I won’t bore you with details, but suffice it to say Xander was particular. His list of must-haves was lengthy, and LA’s market was tight. I didn’t expect a perfect match. I only hoped we could find a place near Benny and Luna in the Hollywood Hills.
But Xander wasn’t interested in the Hollywood Hills. The property he set his heart on was a 1931 Spanish revival in Mount Washington. I won’t pretend I hated the house, but this was farther out than I’d hoped to live. Without traffic it was a twenty-five-minute drive to Benny’s house. With traffic, who knew? Not to mention, there was nothing within easy walking distance of the hill. No restaurants, no theaters, no big-box stores, no pharmacies. I would need a chauffeur to go anywhere. Xander knew this.
“But we weren’t talking about Mount Washington,” I said.

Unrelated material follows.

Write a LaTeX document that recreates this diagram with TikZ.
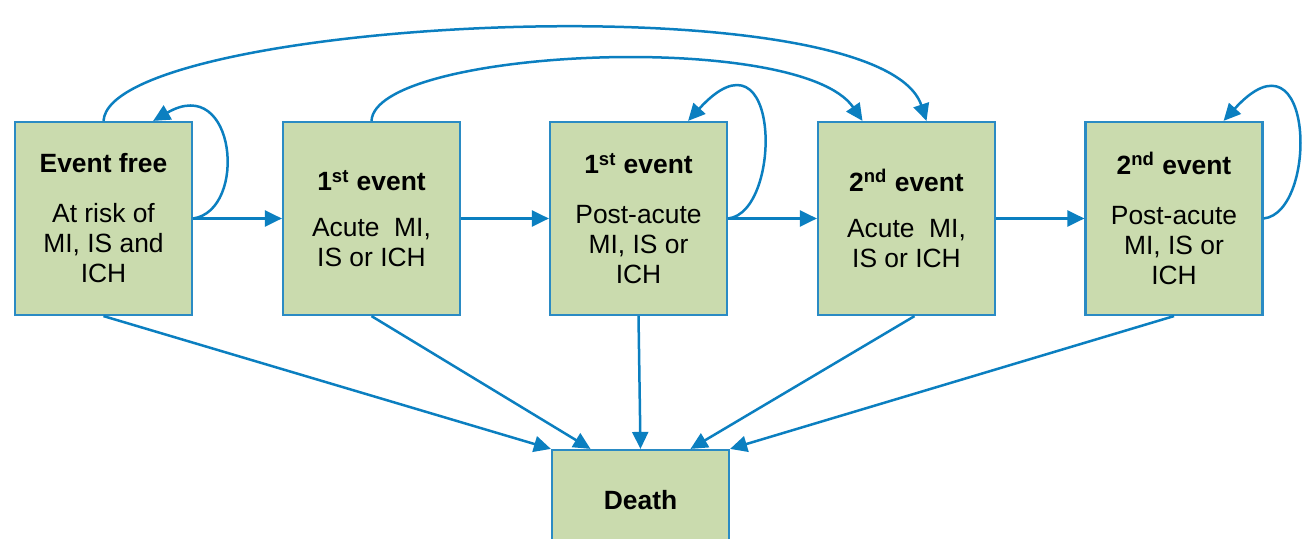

I fought him on it. For the next several days I showed him listing after listing in Hollywood, Thai Town, Los Feliz, Franklin Hills.

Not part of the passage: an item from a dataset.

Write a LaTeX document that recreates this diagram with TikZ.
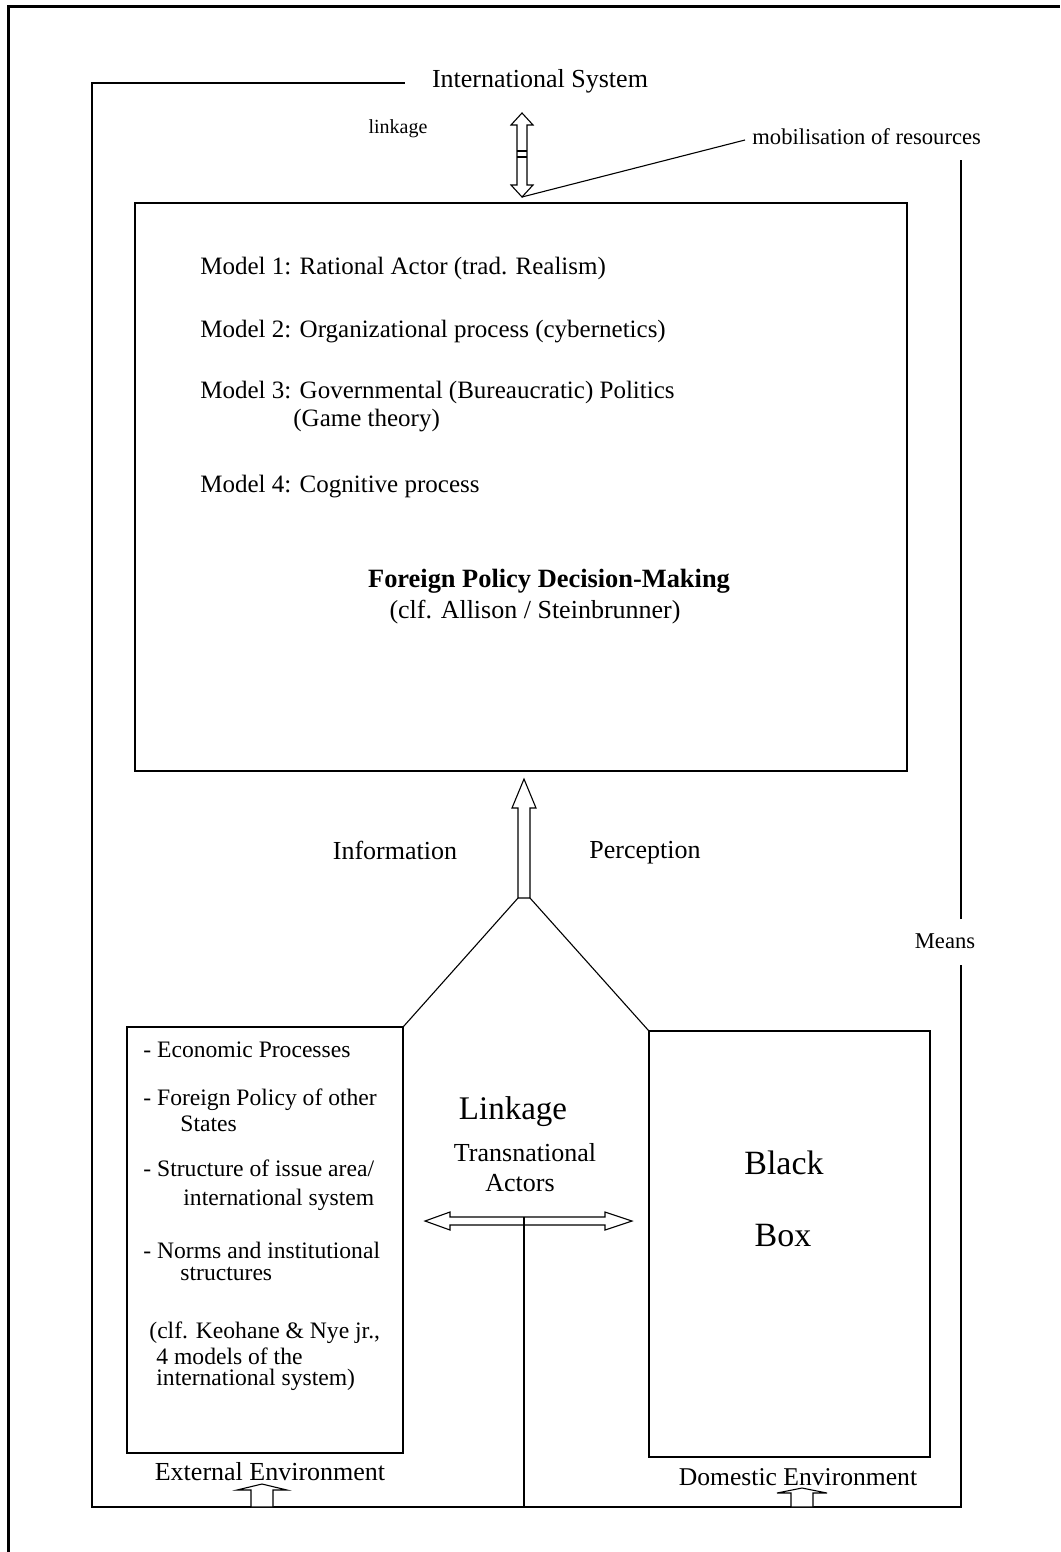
\documentclass[tikz,border=0pt]{standalone}
\usepackage{fontspec}
\setmainfont{Liberation Serif}
\usetikzlibrary{calc,fit}
\begin{document}
\begin{tikzpicture}[x=0.5pt,y=-0.5pt,
  edge/.style={draw=black, line width=0.55pt},
  hollow/.style={draw=black, line width=0.55pt, fill=white, line join=miter},
  box/.style={draw=black, line width=0.6pt, inner sep=0pt},
  txt/.style={inner sep=0pt, font=\fontsize{13}{15}\selectfont},
  small/.style={inner sep=0pt, font=\fontsize{11.3}{13}\selectfont},
  model/.style={anchor=west, inner sep=0pt, font=\fontsize{12.5}{15}\selectfont},
  item/.style={anchor=west, inner sep=0pt, font=\fontsize{11.8}{14}\selectfont},
  big/.style={inner sep=0pt, font=\fontsize{16.5}{19}\selectfont}
]
\useasboundingbox (0,0) rectangle (1060,1552);

% page border
\draw[line width=1.5pt] (8,1552) -- (8,7) -- (1060,7);

% top labels
\node[txt] (intsys) at (540,81) {International System};
\node[inner sep=0pt, font=\fontsize{10}{12}\selectfont] (link) at (398,129) {linkage};
\node[small, anchor=west] (mob) at (752,137) {mobilisation of resources};

% frame of the international system
\draw[edge] ($(intsys.west)+(-27,2)$) -- (92,83) -- (92,1507) -- (961,1507) -- (961,965);
\draw[edge] (961,919) -- (961,160);
\node[small] (means) at (945,941) {Means};

% two-way linkage arrow
\draw[hollow] (522,113) -- (533,125) -- (527,125) -- (527,185) -- (533,185) -- (522,197)
  -- (511,185) -- (517,185) -- (517,125) -- (511,125) -- cycle;
\draw[edge] (517,151) -- (527,151) (517,157) -- (527,157);
\coordinate (linkfoot) at (522,197);
\draw[edge] (linkfoot) -- ($(mob.west)+(-7,3)$);

% decision-making box
\node[box, fit={(135,203)(907,771)}] (fpdm) {};
\node[model] (m1) at (200,268) {Model 1: Rational Actor (trad. Realism)};
\node[model] (m2) at (200,332) {Model 2: Organizational process (cybernetics)};
\node[model] (m3) at (200,392) {Model 3: Governmental (Bureaucratic) Politics};
\node[model] (m3b) at (293,421) {(Game theory)};
\node[model] (m4) at (200,487) {Model 4: Cognitive process};
\node[txt, font=\fontsize{13.2}{15}\selectfont\bfseries] (fptitle) at (549,581) {Foreign Policy Decision-Making};
\node[txt] (allison) at (535,612) {(clf. Allison / Steinbrunner)};

% information arrow
\draw[hollow] (524,779) -- (536,808) -- (530,808) -- (530,898) -- (518,898) -- (518,808) -- (512,808) -- cycle;
\coordinate (infoL) at (518,898);
\coordinate (infoR) at (530,898);
\node[txt] (info) at (395,850) {Information};
\node[txt] (perc) at (645,853) {Perception};

% environment boxes
\node[box, fit={(127,1027)(403,1453)}] (ext) {};
\node[box, fit={(649,1031)(930,1457)}] (dom) {};
\draw[edge] (infoL) -- (ext.north east);
\draw[edge] (infoR) -- (dom.north west);

% external environment items
\node[item] (e1) at (143,1050) {- Economic Processes};
\node[item] (e2) at (143,1100) {- Foreign Policy of other};
\node[item] (e2b) at (180,1124) {States};
\node[item] (e3) at (143,1168) {- Structure of issue area/};
\node[item] (e3b) at (183,1200) {international system};
\node[item] (e4) at (143,1250) {- Norms and institutional};
\node[item] (e4b) at (180,1274) {structures};
\node[item] (e5) at (149,1333) {(clf. Keohane \& Nye jr.,};
\node[item] (e5b) at (156,1356) {4 models of the};
\node[item] (e5c) at (156,1380) {international system)};

% transnational linkage
\node[big] (linkage) at (513,1112) {Linkage};
\node[txt] (trans) at (525,1153) {Transnational};
\node[txt] (actors) at (520,1183) {Actors};
\draw[hollow] (425,1221) -- (450,1212) -- (450,1217) -- (605,1217) -- (605,1212) -- (632,1221)
  -- (605,1230) -- (605,1225) -- (450,1225) -- (450,1230) -- cycle;
\coordinate (hub) at (524,1217);
\coordinate (floor) at (524,1507);
\draw[edge] (hub) -- (floor);

% black box
\node[inner sep=0pt, font=\fontsize{17}{20}\selectfont] (black) at (784,1163) {Black};
\node[inner sep=0pt, font=\fontsize{17}{20}\selectfont] (boxw) at (783,1236) {Box};

% environment labels and inputs
\node[txt] (extlbl) at (270,1472) {External Environment};
\node[txt, font=\fontsize{12.8}{15}\selectfont] (domlbl) at (798,1477) {Domestic Environment};
\draw[hollow] (262,1484) -- (287,1490) -- (273,1490) -- (273,1507) -- (251,1507) -- (251,1490) -- (237,1490) -- cycle;
\draw[hollow] (802,1488) -- (827,1493) -- (813,1493) -- (813,1507) -- (791,1507) -- (791,1493) -- (777,1493) -- cycle;
\end{tikzpicture}
\end{document}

“Stop,” he said, pushing my phone away. “There’s no point.”
He admitted then that he’d already put in an offer. Already signed the electronic forms in my name. We were in escrow. He had his reasons for doing this, of course. Xander always had his reasons. He knew I wouldn’t come around in time and didn’t want to lose the house. It was too special, what with its arched windows and doors, its painted tiles and exposed beams. Though what set it apart, in his eye, was its privacy. A metal fence encircled the entire property, with trees and bougainvillea shielding the view to the 3,100-square-foot home. The only visible neighbors were those directly to our east, a former judge and her partner.
* * *
IT WAS AROUND this time, just after our move in late July of last year, that we became aware of our superfan. He called himself TSMSYL_Number_One_Fan, and I only say “he” because he listed pronouns in his bio. We had no idea who he was, and at first, we didn’t care. “Joy Moore in the wild,” he posted, along with a photo of me walking hand in hand with Xander near our new home.